Swiley: I like that that happens. It doesn't happen all of the time, but it happens most of the time. You can't force it. It has to be natural. Primal instincts of the masses. I always hated when bands would ask/tell everyone to move forward and get closer to the stage. You can't tell them what to do. They do what they feel like doing, and if they don't do what you want then it's your own fault.
DT: You worked with Mark Ronson for part of your latest album, Arabia Mountain. How was the recording process and working with Ronson?
Swiley: Working with Mark was absolutely magical. We just really clicked with him. It was everything we had done before and he came in and sprinkled that magic fairy dust on us.
DT: Have you guys already started working on your seventh? What can fans expect?
Swiley: We have started recording our own demos and getting the pre-game on. We are always working towards our next venture.
DT: Currently, what is the band inspired by?

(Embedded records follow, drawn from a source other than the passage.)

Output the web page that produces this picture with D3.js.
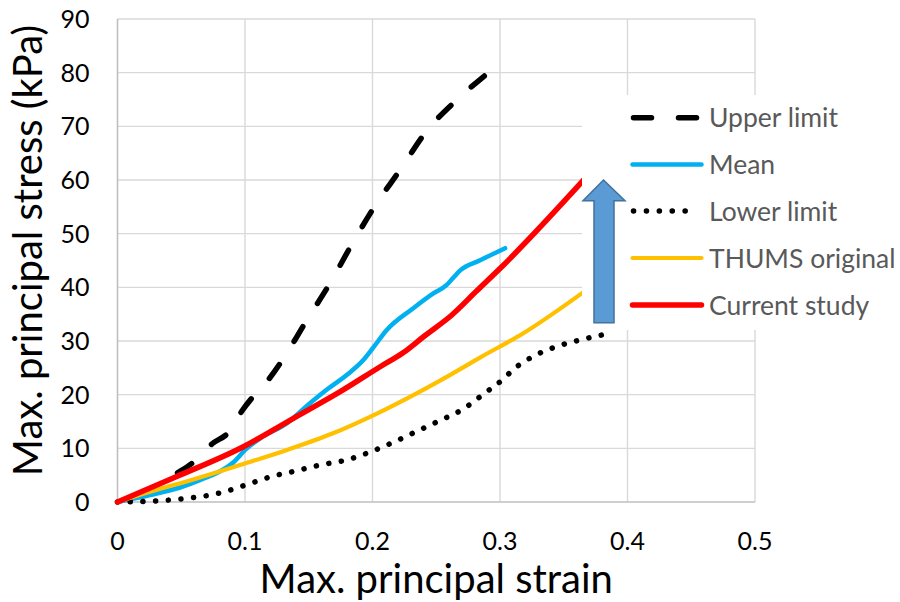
<!DOCTYPE html>
<html>
<head>
<meta charset="utf-8">
<script src="https://cdn.jsdelivr.net/npm/d3@7"></script>
<style>
  body { margin: 0; background: #fff; }
  svg { display: block; font-family: Lato, "Open Sans", sans-serif; }
</style>
</head>
<body>
<div id="chart"></div>
<script>
// --- Data ---
const xTicks = [0, 0.1, 0.2, 0.3, 0.4, 0.5];
const yTicks = [0, 10, 20, 30, 40, 50, 60, 70, 80, 90];

const upperStrain = [0, 0.025, 0.047, 0.061, 0.074, 0.088, 0.098, 0.108, 0.12, 0.13, 0.148, 0.167, 0.184, 0.202, 0.222, 0.242, 0.266, 0.293];
const upperStress = [0, 2.3, 5.4, 7.7, 10.8, 13.2, 17.1, 20.1, 23.3, 26.7, 33.7, 40.9, 48.1, 55.2, 62.0, 69.0, 74.9, 80.4];

const meanStrain = [0, 0.0255, 0.049, 0.065, 0.091, 0.101, 0.112, 0.133, 0.148, 0.164, 0.18, 0.193, 0.201, 0.211, 0.232, 0.248, 0.258, 0.263, 0.269, 0.284, 0.304];
const meanStress = [0, 1.3, 2.7, 4.1, 7.4, 9.9, 11.9, 14.7, 17.8, 20.9, 23.7, 26.5, 28.9, 32.0, 36.1, 38.9, 40.4, 41.7, 43.2, 45.0, 47.3];

const lowerStrain = [0, 0.0125, 0.0425, 0.062, 0.072, 0.082, 0.101, 0.12, 0.14, 0.159, 0.179, 0.198, 0.216, 0.235, 0.253, 0.271, 0.287, 0.303, 0.31, 0.3275, 0.346, 0.365, 0.385];
const lowerStress = [0, 0.06, 0.4, 0.9, 1.25, 1.8, 3.2, 4.7, 5.8, 6.9, 7.8, 9.3, 11.1, 13.2, 15.2, 17.3, 20.1, 23.0, 24.6, 27.3, 29.1, 30.3, 31.4];

const thumsStrain = [0, 0.0255, 0.062, 0.096, 0.133, 0.169, 0.201, 0.235, 0.261, 0.285, 0.318, 0.366];
const thumsStress = [0, 1.9, 4.4, 6.9, 9.7, 12.8, 16.2, 20.3, 23.7, 27.0, 31.4, 39.2];

const currentStrain = [0, 0.046, 0.0987, 0.138, 0.175, 0.206, 0.224, 0.24, 0.262, 0.282, 0.3, 0.366];
const currentStress = [0, 4.7, 10.3, 15.6, 20.6, 25.2, 27.8, 30.8, 34.8, 39.4, 43.5, 60.1];

const seriesNames = ["Upper limit", "Mean", "Lower limit", "THUMS original", "Current study"];

// --- Layout ---
const width = 900, height = 602;
const plot = { left: 117.5, right: 755, top: 19, bottom: 502 };

const svg = d3.select("#chart").append("svg")
    .attr("width", width)
    .attr("height", height);

const x = d3.scaleLinear().domain([0, 0.5]).range([plot.left, plot.right]);
const y = d3.scaleLinear().domain([0, 90]).range([plot.bottom, plot.top]);

// gridlines
svg.append("g")
    .attr("stroke", "#d9d9d9")
    .attr("stroke-width", 1.4)
    .selectAll("line.v")
    .data(xTicks.slice(1))
    .join("line")
    .attr("x1", d => x(d)).attr("x2", d => x(d))
    .attr("y1", plot.top).attr("y2", plot.bottom);

svg.append("g")
    .attr("stroke", "#d9d9d9")
    .attr("stroke-width", 1.4)
    .selectAll("line.h")
    .data(yTicks.slice(1))
    .join("line")
    .attr("x1", plot.left).attr("x2", plot.right)
    .attr("y1", d => y(d)).attr("y2", d => y(d));

// axis lines
svg.append("line")
    .attr("x1", plot.left).attr("x2", plot.left)
    .attr("y1", plot.top).attr("y2", plot.bottom)
    .attr("stroke", "#bfbfbf").attr("stroke-width", 1.6);
svg.append("line")
    .attr("x1", plot.left).attr("x2", plot.right)
    .attr("y1", plot.bottom).attr("y2", plot.bottom)
    .attr("stroke", "#bfbfbf").attr("stroke-width", 1.6);

// tick labels
svg.append("g")
    .selectAll("text")
    .data(yTicks)
    .join("text")
    .attr("x", 89.5)
    .attr("y", d => y(d))
    .attr("dy", "0.36em")
    .attr("text-anchor", "end")
    .attr("font-size", 25)
    .attr("fill", "#000")
    .text(d => d);

svg.append("g")
    .selectAll("text")
    .data(xTicks)
    .join("text")
    .attr("x", d => x(d))
    .attr("y", 550)
    .attr("text-anchor", "middle")
    .attr("font-size", 25)
    .attr("fill", "#000")
    .text(d => d3.format("~g")(d));

// axis titles
svg.append("text")
    .attr("x", (plot.left + plot.right) / 2)
    .attr("y", 593)
    .attr("text-anchor", "middle")
    .attr("font-size", 40)
    .attr("fill", "#000")
    .text("Max. principal strain");

svg.append("text")
    .attr("transform", `translate(42,${(plot.top + plot.bottom) / 2 - 10}) rotate(-90)`)
    .attr("text-anchor", "middle")
    .attr("font-size", 40)
    .attr("fill", "#000")
    .text("Max. principal stress (kPa)");

// series
const series = [
    { name: seriesNames[0], xs: upperStrain, ys: upperStress, color: "#000", w: 5.5, dash: "17,27.5" },
    { name: seriesNames[1], xs: meanStrain, ys: meanStress, color: "#00b0f0", w: 4.5, dash: null },
    { name: seriesNames[2], xs: lowerStrain, ys: lowerStress, color: "#000", w: 5.5, dash: "0.1,12.6" },
    { name: seriesNames[3], xs: thumsStrain, ys: thumsStress, color: "#ffc000", w: 4.2, dash: null },
    { name: seriesNames[4], xs: currentStrain, ys: currentStress, color: "#ff0000", w: 5.5, dash: null }
];

const line = d3.line()
    .x(d => x(d[0]))
    .y(d => y(d[1]))
    .curve(d3.curveMonotoneX);

svg.append("g")
    .attr("fill", "none")
    .attr("stroke-linecap", "round")
    .attr("stroke-linejoin", "round")
    .selectAll("path")
    .data(series)
    .join("path")
    .attr("d", s => line(s.xs.map((v, i) => [v, s.ys[i]])))
    .attr("stroke", s => s.color)
    .attr("stroke-width", s => s.w)
    .attr("stroke-dasharray", s => s.dash)
    .attr("stroke-dashoffset", s => s.name === "Upper limit" ? 22 : 0);

// legend box (covers plot underneath)
svg.append("rect")
    .attr("x", 582).attr("y", 95)
    .attr("width", width - 582).attr("height", 330 - 95)
    .attr("fill", "#fff");

const legendY = [117.7, 164.5, 211, 258, 305];
const legend = svg.append("g")
    .selectAll("g")
    .data(series)
    .join("g")
    .attr("transform", (d, i) => `translate(0,${legendY[i]})`);

legend.append("line")
    .attr("x1", d => d.dash ? 633.5 : 632.5)
    .attr("x2", d => d.dash ? 697.5 : 701.5)
    .attr("stroke", d => d.color)
    .attr("stroke-width", d => d.w)
    .attr("stroke-linecap", "round")
    .attr("stroke-dasharray", d => d.name === "Lower limit" ? "0.1,12.8" : (d.dash ? "18,27" : null));

legend.append("text")
    .attr("x", 709)
    .attr("dy", "0.36em")
    .attr("font-size", 26.5)
    .attr("fill", "#595959")
    .text(d => d.name);

// block arrow
const arrow = [[603.5, 180], [625, 200.7], [614, 200.7], [614, 322.7], [594, 322.7], [594, 200.7], [583, 200.7]];
svg.append("path")
    .attr("d", d3.line()(arrow) + "Z")
    .attr("fill", "#5b9bd5")
    .attr("stroke", "#41719c")
    .attr("stroke-width", 1.5);
</script>
</body>
</html>
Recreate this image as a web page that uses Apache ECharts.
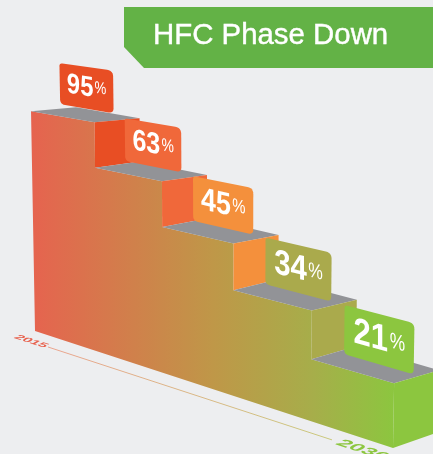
<!DOCTYPE html>
<html><head><meta charset="utf-8">
<style>html,body{margin:0;padding:0;background:#edeef0;overflow:hidden}#c{width:433px;height:454px}</style>
<script src="https://cdn.jsdelivr.net/npm/echarts@6/dist/echarts.min.js"></script>
</head><body><div id="c"></div>
<script>
const titleText = 'HFC Phase Down';
const stepStartYears = [2015, 2017.6, 2020.35, 2023.3, 2026.55];
const lastYear = 2030;
const percentages = [95, 63, 45, 34, 21];
const stairLevels = [95.5, 76.5, 58.2, 40.4, 22.6];
const stepColors = ['#e84e24', '#f0683a', '#f4903c', '#aaaa4c', '#8cc63f'];
const timelineLabels = ['2015', '2030'];

const chart = echarts.init(document.getElementById('c'), null, {renderer: 'canvas'});

// Perspective projection from axis coordinates (year, level) plus a depth into the page
function project(api, year, level, depth) {
  const c = api.coord([year, level]);
  const base = api.coord([2015, 0]);
  const xb = c[0], h = base[1] - c[1], d = xb - base[0];
  const x = xb + h * (xb - 200) * 0.00011 + depth * 45;
  const dy = -(4 + (220 - h) * 0.0536);
  const y = base[1] + 0.327 * d - h * (1 + 0.00069 * d) + depth * dy;
  return [x, y];
}
function roundedPoly(corners, radii) {
  const pts = [], n = corners.length;
  for (let i = 0; i < n; i++) {
    const p = corners[i], a = corners[(i + n - 1) % n], b = corners[(i + 1) % n], r = radii[i];
    const la = Math.hypot(a[0] - p[0], a[1] - p[1]), lb = Math.hypot(b[0] - p[0], b[1] - p[1]);
    const s = [p[0] + (a[0] - p[0]) * r / la, p[1] + (a[1] - p[1]) * r / la];
    const e = [p[0] + (b[0] - p[0]) * r / lb, p[1] + (b[1] - p[1]) * r / lb];
    for (let t = 0; t <= 6; t++) {
      const u = t / 6, v = 1 - u;
      pts.push([v * v * s[0] + 2 * v * u * p[0] + u * u * e[0], v * v * s[1] + 2 * v * u * p[1] + u * u * e[1]]);
    }
  }
  return pts;
}
// Text whose uprights stay vertical and whose baseline follows `slope`:
// a shear written as rotation * scale * rotation (group + child).
function shearedText(x, y, slope, sx, sy, skewX, style) {
  const m00 = sx, m01 = skewX * sy, m10 = slope * sx, m11 = sy + slope * skewX * sy;
  const E = (m00 + m11) / 2, F = (m00 - m11) / 2, G = (m10 + m01) / 2, H = (m10 - m01) / 2;
  const Q = Math.hypot(E, H), R = Math.hypot(F, G);
  const a1 = Math.atan2(G, F), a2 = Math.atan2(H, E);
  const theta = (a2 - a1) / 2, phi = (a2 + a1) / 2;
  return {type: 'group', x, y, rotation: -phi, scaleX: Q + R, scaleY: Q - R, children: [
    {type: 'text', rotation: -theta, style}
  ]};
}

function renderFront(params, api) {
  const pts = [project(api, stepStartYears[0], 0, 0)];
  stepStartYears.forEach((yr, i) => {
    const end = i + 1 < stepStartYears.length ? stepStartYears[i + 1] : lastYear;
    pts.push(project(api, yr, stairLevels[i], 0), project(api, end, stairLevels[i], 0));
  });
  pts.push(project(api, lastYear, 0, 0));
  return {
    type: 'polygon', shape: {points: pts}, silent: true,
    style: {fill: new echarts.graphic.LinearGradient(0, 0, 1, 0, [
      {offset: 0, color: '#e6634f'}, {offset: 0.5, color: '#bf9748'},
      {offset: 0.78, color: '#a6ae4a'}, {offset: 1, color: '#8cc63f'}
    ])}
  };
}

function renderStep(params, api) {
  const i = params.dataIndex;
  const y0 = api.value(0), y1 = api.value(1), lvl = api.value(2);
  const next = i + 1 < stairLevels.length ? stairLevels[i + 1] : 0;
  const children = [];
  const riser = [project(api, y1, lvl, 0), project(api, y1, lvl, 1), project(api, y1, next, 1), project(api, y1, next, 0)];
  children.push({type: 'polygon', shape: {points: [project(api, y0, lvl, 0), project(api, y1, lvl, 0), project(api, y1, lvl, 1), project(api, y0, lvl, 1)]}, style: {fill: '#929397'}});
  children.push({type: 'polygon', shape: {points: riser}, style: {fill: stepColors[i]}});

  const dp = 0.65 + i * 0.02, w = (y1 - y0) * 0.84, lift = (lvl - 55) * 0.05, lh = 18.5;
  const corners = [
    project(api, y0, lvl + lift + lh, dp), project(api, y0 + w, lvl + lift + lh, dp),
    project(api, y0 + w, lvl + lift, dp), project(api, y0, lvl + lift, dp)
  ];
  children.push({type: 'polygon', shape: {points: roundedPoly(corners, [3, 6, 5, 5])}, style: {fill: stepColors[i]}});

  const mid = lvl + lift + lh / 2;
  const a = project(api, y0, mid, dp), b = project(api, y0 + w, mid, dp);
  const slope = (b[1] - a[1]) / (b[0] - a[0]);
  const n = project(api, y0 + w * 0.38, mid, dp), pc = project(api, y0 + w * 0.76, mid, dp);
  const fs = (b[0] - a[0]) * 0.53;
  children.push(shearedText(n[0], n[1], slope, 0.84, 1, 0, {
    text: String(api.value(3)), fill: '#fff', align: 'center', verticalAlign: 'middle',
    font: 'bold ' + fs.toFixed(1) + 'px "Liberation Sans", Arial, sans-serif'}));
  children.push(shearedText(pc[0], pc[1] - 1, slope, 0.78, 1, 0, {
    text: '%', fill: '#fff', align: 'center', verticalAlign: 'middle',
    font: (fs * 0.6).toFixed(1) + 'px "Liberation Sans", Arial, sans-serif'}));
  return {type: 'group', children};
}

function renderTimeline(params, api) {
  const d = -0.385;
  const p0 = project(api, 2016.27, 0, d), p1 = project(api, 2028.17, 0, d);
  const l0 = project(api, 2015.56, 0, d), l1 = project(api, 2029.45, 0, d);
  const slope = (p1[1] - p0[1]) / (p1[0] - p0[0]);
  return {type: 'group', silent: true, children: [
    {type: 'polyline', shape: {points: [p0, p1]}, style: {fill: 'none', lineWidth: 1,
      stroke: new echarts.graphic.LinearGradient(0, 0, 1, 0, [{offset: 0, color: '#eba48f'}, {offset: 1, color: '#c9c97c'}])}},
    shearedText(l0[0], l0[1], slope, 1, 0.55, -1.1, {text: timelineLabels[0], fill: '#e8604c', align: 'center', verticalAlign: 'middle',
      font: 'bold 14px "Liberation Sans", Arial, sans-serif'}),
    shearedText(l1[0], l1[1], slope, 1, 0.55, -1.1, {text: timelineLabels[1], fill: '#8cc63f', align: 'center', verticalAlign: 'middle',
      font: 'bold 22px "Liberation Sans", Arial, sans-serif'})
  ]};
}

const stepRows = stepStartYears.map((yr, i) => [yr, i + 1 < stepStartYears.length ? stepStartYears[i + 1] : lastYear, stairLevels[i], percentages[i]]);

chart.setOption({
  animation: false,
  backgroundColor: '#edeef0',
  grid: {left: 35, width: 358, top: 101, height: 230},
  xAxis: {type: 'value', min: 2015, max: 2030, show: false},
  yAxis: {type: 'value', min: 0, max: 100, show: false},
  title: {text: titleText, left: 153, top: 21, padding: 0, textStyle: {color: '#fff', fontSize: 29.4, fontWeight: 'normal', fontFamily: '"Liberation Sans", Arial, sans-serif', textBorderColor: '#fff', textBorderWidth: 0.4}},
  graphic: [{type: 'polygon', shape: {points: [[124, 7], [433, 7], [433, 68], [144, 68], [124, 47]]}, style: {fill: '#63b246'}}],
  series: [
    {type: 'custom', coordinateSystem: 'cartesian2d', clip: false, silent: true, data: [[2015, 0]], encode: {x: 0, y: 1}, renderItem: renderTimeline, z: 1},
    {type: 'custom', coordinateSystem: 'cartesian2d', clip: false, silent: true, data: [[2015, 0]], encode: {x: 0, y: 1}, renderItem: renderFront, z: 2},
    {type: 'custom', coordinateSystem: 'cartesian2d', clip: false, silent: true, data: stepRows, encode: {x: [0, 1], y: 2}, renderItem: renderStep, z: 3}
  ]
});
</script></body></html>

Swiley: I hear amazing new music everyday and am constantly inspired by music made decades before I was born. I'm listening to the Lonesome Drifter as I write this and it makes me want to get back to my roots and do a country album.
DT: Atlanta has such an eclectic music scene. Did Atlanta's musical culture have any influence on the band? Are there any collaborations you would want to do with any of them (say maybe an Outkast/Black Lips split)?
Swiley: Growing up in Georgia had a huge influence on us. Country, gospel, soul, hip-hop — music is all around there. I grew up in a gospel church and that had a big influence on what I do. To this day I've never seen people freak out at a rock show like they do on Sunday morning speaking in tongues and drunk in the Holy Spirit. I've tried to recreate that but it's all in vain. That being said, doing something with Andre 3000 would be amazing. Or Goodie Mob.
DT: Lastly, as Southern gentlemen, how have you guys balanced being the crazy punk rockers that you are to being charming men?
Swiley:You can do both at the same time. We aren't crazy all the time. In fact we are probably the nicest guys you'd ever meet. That's just how we were raised.